I will be paying at the door - not booking in advance not matter what the saving is -then I will not be disappointed.


----------



## LyNx (25 Jan 2006)

Is this a big show, is it worth having a look. Being a woodworking show virgin  

Andy


----------



## Philly (25 Jan 2006)

Yeah, its a great show! Not as big as Axminster (RIP  ) but enjoyable.
Cheers
Philly


----------



## DaveL (25 Jan 2006)

Philly":1e2dyq1l said:


> Yeah, its a great show! Not as big as Axminster (RIP  ) but enjoyable.



I will second that, had a good time there last year, I will try to get there again this year.


----------



## LyNx (25 Jan 2006)

Is it worth holding back the purchase of a new TS until the show??

Andy


----------



## Barry Burgess (25 Jan 2006)

If the usual attend there should be some specials


----------



## Happy amateur (25 Jan 2006)

Thanks for all the posts. 
It looks like my sub to the woodworker is safe for now.

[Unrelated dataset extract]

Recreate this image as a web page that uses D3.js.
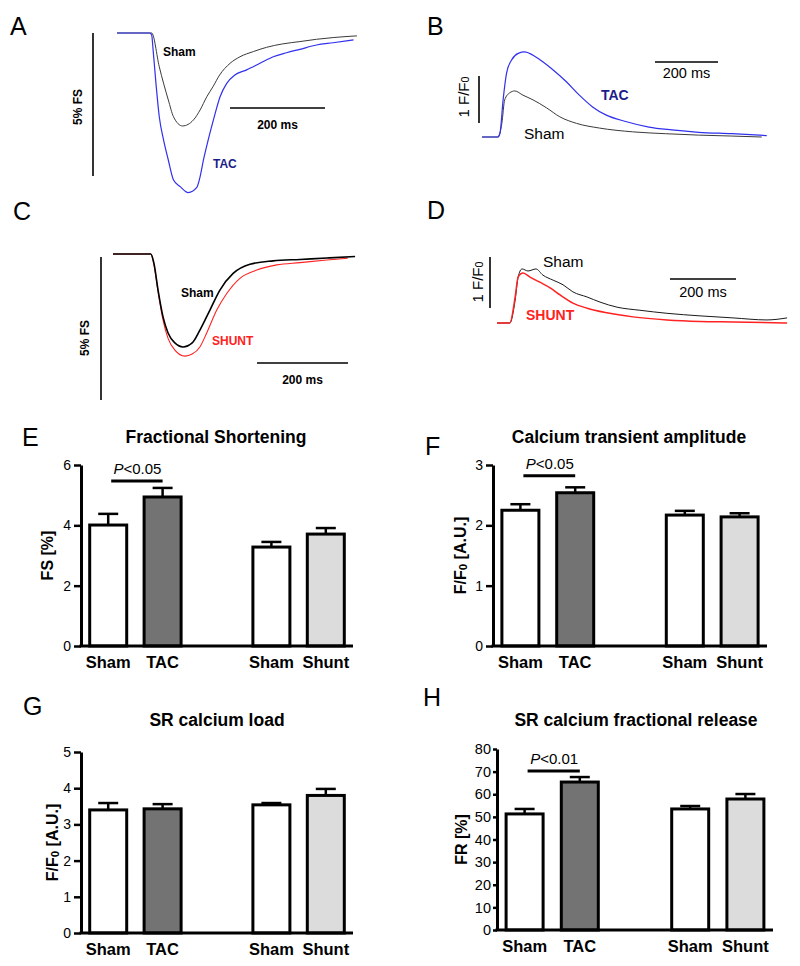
<!DOCTYPE html>
<html><head><meta charset="utf-8">
<script src="https://cdn.jsdelivr.net/npm/d3@7"></script>
<style>
body{margin:0;background:#fff}
svg{display:block}
text{font-family:"Liberation Sans",Arial,Helvetica,sans-serif;fill:#000}
</style>
</head><body>
<svg id="c" width="800" height="966"></svg>
<script>
// ---------- Trace data (time in ms, value) ----------
// A: unloaded cell shortening (% FS), Sham vs TAC
const aShamT = [0,69,73,89,108,119,138,161,175,189,202,216,238,259,287,315,349,385,420,455,505];
const aShamV = [0,0,0,1.18,2.34,2.93,3.25,3.04,2.69,2.23,1.88,1.47,1.06,0.83,0.65,0.50,0.38,0.30,0.22,0.16,0.10];
const aTacT  = [0,69,73,76,82,89,98,108,119,133,150,168,175,182,192,203,217,231,248,273,301,329,357,385,420,455,498];
const aTacV  = [0,0,0.07,0.59,1.76,2.93,3.74,4.44,5.14,5.37,5.58,5.40,5.02,4.44,3.74,3.04,2.23,1.76,1.47,1.29,1.06,0.83,0.69,0.57,0.42,0.34,0.24];
// B: calcium transient (F/F0), Sham vs TAC
const bTacT  = [0,50,57,67,78,94,115,136,162,193,225,267,309,351,393,456,530,603,688,793,904];
const bTacV  = [0,0,0.08,0.79,1.36,1.64,1.78,1.81,1.74,1.60,1.43,1.18,0.89,0.64,0.47,0.33,0.21,0.15,0.10,0.07,0.03];
const bShamT = [0,51,63,72,88,104,130,162,205,247,300,373,478,583,688,793,888];
const bShamV = [0,0,0.29,0.79,0.94,0.98,0.89,0.79,0.62,0.43,0.29,0.19,0.11,0.07,0.04,0.02,0.0];
// C: cell shortening (% FS), Sham vs SHUNT
const cShamT  = [0,83,90,99,110,121,136,154,174,191,213,235,264,301,352,411,470,532];
const cShamV  = [0,0,0.33,1.26,2.2,2.76,3.11,3.25,3.11,2.66,1.96,1.26,0.68,0.36,0.24,0.19,0.14,0.09];
const cShuntT = [0,83,90,99,110,121,136,158,174,191,206,228,250,279,316,360,411,470,516];
const cShuntV = [0,0,0.38,1.31,2.31,2.95,3.36,3.57,3.5,3.25,2.76,1.96,1.38,0.85,0.56,0.38,0.3,0.21,0.15];
// D: calcium transient (F/F0), Sham vs SHUNT
const dShamT  = [0,39,55,64,76,94,118,139,170,200,230,273,312,364,433,515,615,715,818,879];
const dShamV  = [0,0,0.45,0.9,1.06,1.02,1.06,0.94,0.84,0.75,0.61,0.51,0.41,0.31,0.25,0.19,0.14,0.10,0.06,0.10];
const dShuntT = [0,39,55,64,79,100,130,161,191,230,273,333,412,515,615,715,879];
const dShuntV = [0,0,0.51,0.9,0.98,0.9,0.8,0.69,0.55,0.39,0.29,0.2,0.12,0.06,0.03,0.02,0.0];

// ---------- Bar data ----------
const barCategories = ["Sham","TAC","Sham","Shunt"];
const barSlots = [0,1,3,4];
const barFills = ["#ffffff","#737373","#ffffff","#dcdcdc"];
const fsMean = [4.01,4.94,3.28,3.71];
const fsErr  = [0.37,0.30,0.17,0.20];
const fsTicks = [0,2,4,6];
const caAmpMean = [2.25,2.54,2.17,2.14];
const caAmpErr  = [0.10,0.09,0.07,0.06];
const caAmpTicks = [0,1,2,3];
const srLoadMean = [3.40,3.43,3.54,3.80];
const srLoadErr  = [0.19,0.13,0.05,0.18];
const srLoadTicks = [0,1,2,3,4,5];
const frMean = [51.3,65.4,53.5,57.9];
const frErr  = [2.2,2.2,1.3,2.2];
const frTicks = [0,10,20,30,40,50,60,70,80];

const svg = d3.select("#c");

function zip(t,v){ return t.map((d,i)=>[d,v[i]]); }

function letter(ch,x,y){
  svg.append("text").attr("x",x).attr("y",y).attr("font-size",25).text(ch);
}
function rotText(x,y,size,weight,build){
  const t = svg.append("text").attr("transform",`translate(${x},${y}) rotate(-90)`)
    .attr("text-anchor","middle").attr("dominant-baseline","central")
    .attr("font-size",size).attr("font-weight",weight);
  build(t);
  return t;
}
function ffo(t, prefix, suffix){
  t.append("tspan").text(prefix+"F/F");
  t.append("tspan").attr("font-size","0.72em").attr("baseline-shift","-22%").text("0");
  if(suffix) t.append("tspan").text(suffix);
}

function tracePanel(cfg){
  const x = d3.scaleLinear().domain([0,200]).range([cfg.x0, cfg.x0+cfg.px200]);
  const y = d3.scaleLinear().domain([0,cfg.vUnit]).range([cfg.y0, cfg.y0+cfg.pxUnit]);
  const line = d3.line().x(d=>x(d[0])).y(d=>y(d[1])).curve(d3.curveMonotoneX);
  cfg.series.forEach(s=>{
    svg.append("path").datum(zip(s.t,s.v)).attr("d",line)
      .attr("fill","none").attr("stroke",s.color).attr("stroke-width",s.w);
  });
  const vb = cfg.vbar;
  svg.append("line").attr("x1",vb.x).attr("x2",vb.x)
    .attr("y1",vb.y).attr("y2",vb.y+Math.abs(y(cfg.vUnit)-y(0)))
    .attr("stroke","#000").attr("stroke-width",1.6);
  const hb = cfg.hbar;
  svg.append("line").attr("x1",hb.x).attr("x2",hb.x+(x(200)-x(0)))
    .attr("y1",hb.y).attr("y2",hb.y).attr("stroke","#000").attr("stroke-width",1.6);
  svg.append("text").attr("x",hb.x+(x(200)-x(0))/2).attr("y",hb.ty)
    .attr("text-anchor","middle").attr("font-size",cfg.fs).attr("font-weight",cfg.fw).text("200 ms");
  cfg.labels.forEach(l=>{
    svg.append("text").attr("x",l.x).attr("y",l.y).attr("font-size",l.size)
      .attr("font-weight",l.weight).style("fill",l.color).text(l.text);
  });
}

// Panel A
letter("A",10,35);
tracePanel({x0:117,px200:95,y0:33,pxUnit:143,vUnit:5,
  series:[{t:aShamT,v:aShamV,color:"#3a3a3a",w:1},{t:aTacT,v:aTacV,color:"#3030ee",w:1.2}],
  vbar:{x:93,y:33}, hbar:{x:230,y:108,ty:129}, fs:12, fw:"bold",
  labels:[{x:163,y:56,text:"Sham",size:12,weight:"bold",color:"#000"},
          {x:213,y:168,text:"TAC",size:12,weight:"bold",color:"#1c1c8a"}]});
rotText(78,107,12,"bold",t=>t.text("5% FS"));

// Panel B
letter("B",427,35);
tracePanel({x0:482,px200:63,y0:137,pxUnit:-47,vUnit:1,
  series:[{t:bShamT,v:bShamV,color:"#3a3a3a",w:1},{t:bTacT,v:bTacV,color:"#3030ee",w:1.2}],
  vbar:{x:479,y:76}, hbar:{x:655,y:62,ty:78}, fs:14.5, fw:"normal",
  labels:[{x:601,y:100,text:"TAC",size:14,weight:"bold",color:"#1c1c8a"},
          {x:524,y:139,text:"Sham",size:15.5,weight:"normal",color:"#000"}]});
rotText(463,97,15,"normal",t=>ffo(t,"1 ",""));

// Panel C
letter("C",13,220);
tracePanel({x0:113,px200:91,y0:254,pxUnit:143,vUnit:5,
  series:[{t:cShuntT,v:cShuntV,color:"#ff2222",w:1.1},{t:cShamT,v:cShamV,color:"#000",w:1.6}],
  vbar:{x:101,y:257}, hbar:{x:257,y:363,ty:384}, fs:12, fw:"bold",
  labels:[{x:181,y:297,text:"Sham",size:12,weight:"bold",color:"#000"},
          {x:212,y:345,text:"SHUNT",size:12,weight:"bold",color:"#ff2222"}]});
rotText(85,338,12,"bold",t=>t.text("5% FS"));

// Panel D
letter("D",427,219);
tracePanel({x0:497,px200:66,y0:323,pxUnit:-51,vUnit:1,
  series:[{t:dShamT,v:dShamV,color:"#1a1a1a",w:1},{t:dShuntT,v:dShuntV,color:"#ff2222",w:1.5}],
  vbar:{x:490,y:257}, hbar:{x:670,y:279,ty:297}, fs:14.5, fw:"normal",
  labels:[{x:543,y:267,text:"Sham",size:15.5,weight:"normal",color:"#000"},
          {x:526,y:320,text:"SHUNT",size:14,weight:"bold",color:"#ff2222"}]});
rotText(477,282,15,"normal",t=>ffo(t,"1 ",""));

// ---------- Bar panels ----------
function barPanel(cfg){
  const g = svg.append("g");
  const x = d3.scaleBand().domain(d3.range(5)).range([cfg.x0,cfg.x1]).paddingInner(0).paddingOuter(0);
  const step = x.step();
  const cx = i => x(barSlots[i]) + step/2;
  const y = d3.scaleLinear().domain(cfg.domain).range([cfg.yb,cfg.yt]);
  const bw = 37;
  cfg.mean.forEach((m,i)=>{
    g.append("line").attr("x1",cx(i)).attr("x2",cx(i)).attr("y1",y(m)).attr("y2",y(m+cfg.err[i]))
      .attr("stroke","#000").attr("stroke-width",2.5);
    g.append("line").attr("x1",cx(i)-10).attr("x2",cx(i)+10).attr("y1",y(m+cfg.err[i])).attr("y2",y(m+cfg.err[i]))
      .attr("stroke","#000").attr("stroke-width",2.5);
    g.append("rect").attr("x",cx(i)-bw/2).attr("y",y(m)).attr("width",bw).attr("height",y(0)-y(m))
      .attr("fill",barFills[i]).attr("stroke","#000").attr("stroke-width",3);
  });
  const ax = d3.axisLeft(y).tickValues(cfg.ticks).tickFormat(d3.format("d"))
    .tickSize(cfg.tk).tickSizeOuter(0).tickPadding(cfg.tp);
  const ag = g.append("g").attr("transform",`translate(${cfg.x0},0)`).call(ax);
  ag.attr("font-size",cfg.tfs).attr("font-family","Liberation Sans, Arial, sans-serif");
  ag.select(".domain").attr("stroke-width",3).attr("stroke","#000");
  ag.selectAll(".tick line").attr("stroke-width",2.5).attr("stroke","#000");
  ag.selectAll(".tick text").style("fill","#000");
  g.append("line").attr("x1",cfg.x0-1.5).attr("x2",cfg.x1).attr("y1",y(0)).attr("y2",y(0))
    .attr("stroke","#000").attr("stroke-width",3);
  barCategories.forEach((c,i)=>{
    g.append("text").attr("x",cx(i)).attr("y",y(0)+22).attr("text-anchor","middle")
      .attr("font-size",16.5).attr("font-weight","bold").text(c);
  });
  g.append("text").attr("x",cfg.tx).attr("y",cfg.ty).attr("text-anchor","middle")
    .attr("font-size",17.5).attr("font-weight","bold").text(cfg.title);
  rotText(cfg.x0-cfg.ylo,(cfg.yt+cfg.yb)/2,16,"bold",cfg.ylabel);
  if(cfg.sig){
    const sy = y(cfg.sig.level);
    g.append("line").attr("x1",cx(0)+3).attr("x2",cx(1)).attr("y1",sy).attr("y2",sy)
      .attr("stroke","#000").attr("stroke-width",3);
    const t = g.append("text").attr("x",(cx(0)+cx(1))/2+2).attr("y",sy-7).attr("text-anchor","middle")
      .attr("font-size",15);
    t.append("tspan").attr("font-style","italic").text("P");
    t.append("tspan").text(cfg.sig.text);
  }
  letter(cfg.letter, cfg.lx, cfg.ly);
}

barPanel({x0:81,x1:353,yb:646,yt:465,domain:[0,6],ticks:fsTicks,mean:fsMean,err:fsErr,
  title:"Fractional Shortening",tx:216,ty:443,letter:"E",lx:22,ly:446,ylo:34,tk:7,tp:3,tfs:14,
  ylabel:t=>t.text("FS [%]"), sig:{level:5.47,text:"<0.05"}});
barPanel({x0:493,x1:767,yb:646,yt:465,domain:[0,3],ticks:caAmpTicks,mean:caAmpMean,err:caAmpErr,
  title:"Calcium transient amplitude",tx:629,ty:443,letter:"F",lx:425,ly:455,ylo:33,tk:7,tp:3,tfs:14,
  ylabel:t=>ffo(t,""," [A.U.]"), sig:{level:2.82,text:"<0.05"}});
barPanel({x0:81,x1:353,yb:933,yt:752,domain:[0,5],ticks:srLoadTicks,mean:srLoadMean,err:srLoadErr,
  title:"SR calcium load",tx:217,ty:726,letter:"G",lx:23,ly:715,ylo:29,tk:7,tp:3,tfs:14,
  ylabel:t=>ffo(t,""," [A.U.]"), sig:null});
barPanel({x0:497,x1:773,yb:930,yt:749,domain:[0,80],ticks:frTicks,mean:frMean,err:frErr,
  title:"SR calcium fractional release",tx:636,ty:726,letter:"H",lx:423,ly:706,ylo:36,tk:4,tp:2,tfs:14.5,
  ylabel:t=>t.text("FR [%]"), sig:{level:70.3,text:"<0.01"}});
</script>
</body></html>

I agree it is an enjoyable show and is well worth a visit.

Best regards
Fred


----------



## LyNx (25 Jan 2006)

Looks like i have to talk to the wife. 

Hands up who's going

Andy


----------



## Ben Wright (26 Jan 2006)

Don't forget that by booking in advance, not only do you save money but you get a free 10% off discount voucher for SIP.


----------



## LyNx (26 Jan 2006)

is there a website link?

Andy


----------



## Ben Wright (26 Jan 2006)

For ticket prices please visit www.getwoodworking.com and click onto the link to the show mini site.

More details will be added to the site shortly...

Thanks,
Ben


----------



## Newbie_Neil (26 Jan 2006)

Hi Andy

It's in the Woodworking Show thread, but I've copied it here as well. :wink: 

Cheers
Neil


----------



## gidon (26 Jan 2006)

As luck would have it I'm in London that weekend - so will no doubt have a look in! First show I ever went to - when it was at the Wembley conference centre. I certainly enjoyed it back then. More recently I've been and it's been ok - no Axminster but still fun if there's something you're after.
Cheers
Gidon
[Edit - notice Woodworkers Workshop are attending - they usually have some tempting stuff on their stand ...]


----------



## LyNx (27 Jan 2006)

No sign of festool on the list. Does anyone know if i will be able to demo there saws??

Andy


----------



## Jake (27 Jan 2006)

Minden Industrial is the UK Festool distributor, so effectively Festool by another name.


----------



## LyNx (27 Jan 2006)

nice one Jake


----------



## gidon (10 Feb 2006)

Anyone had their tickets through yet?
Cheers
Gidon


----------



## PaulH (11 Feb 2006)

Gideon - No tickets yet for my perspective.

I ordered mine before Christmas. I have been on the phone several times and been given assurances I will get my tickets. However, just yesterday I was told that there was no money came through for any tickets purchased before Christmas. They were "shocked" to hear that my credit had been charged......

All I got was another promise to ring me back. The first was 2 weeks ago and I'm still waiting.... Not impressive.....

Anyhow, hopefully I'll still enjoy the actual event as it's my first ever show and I'm looking forward to it.

Paul


----------



## Ben Wright (13 Feb 2006)

Dear Gidon & Paul,

I'm sorry to hear that you still haven't had your tickets through but rest assured, if you tickets don't turn up you will still be able to get into the show because we will have you name on the advance ticket list.

It is expected that all tickets will be sent out by the middle of this week.

Many thanks,

Ben Wright
Events Marketing Manager
The International Woodworking Exhibition


----------



## PaulH (13 Feb 2006)

Ben,

Thanks for your post - I've left you a pm.

Regards,
Paul.


----------



## gav (13 Feb 2006)

Mine arrived Saturday morning

Gav


----------



## PaulH (13 Feb 2006)

Just to say a public thank-you to Ben who has followed up my pm to him very quickly and appears to have got everything sorted.  

Thanks,
Paul.


----------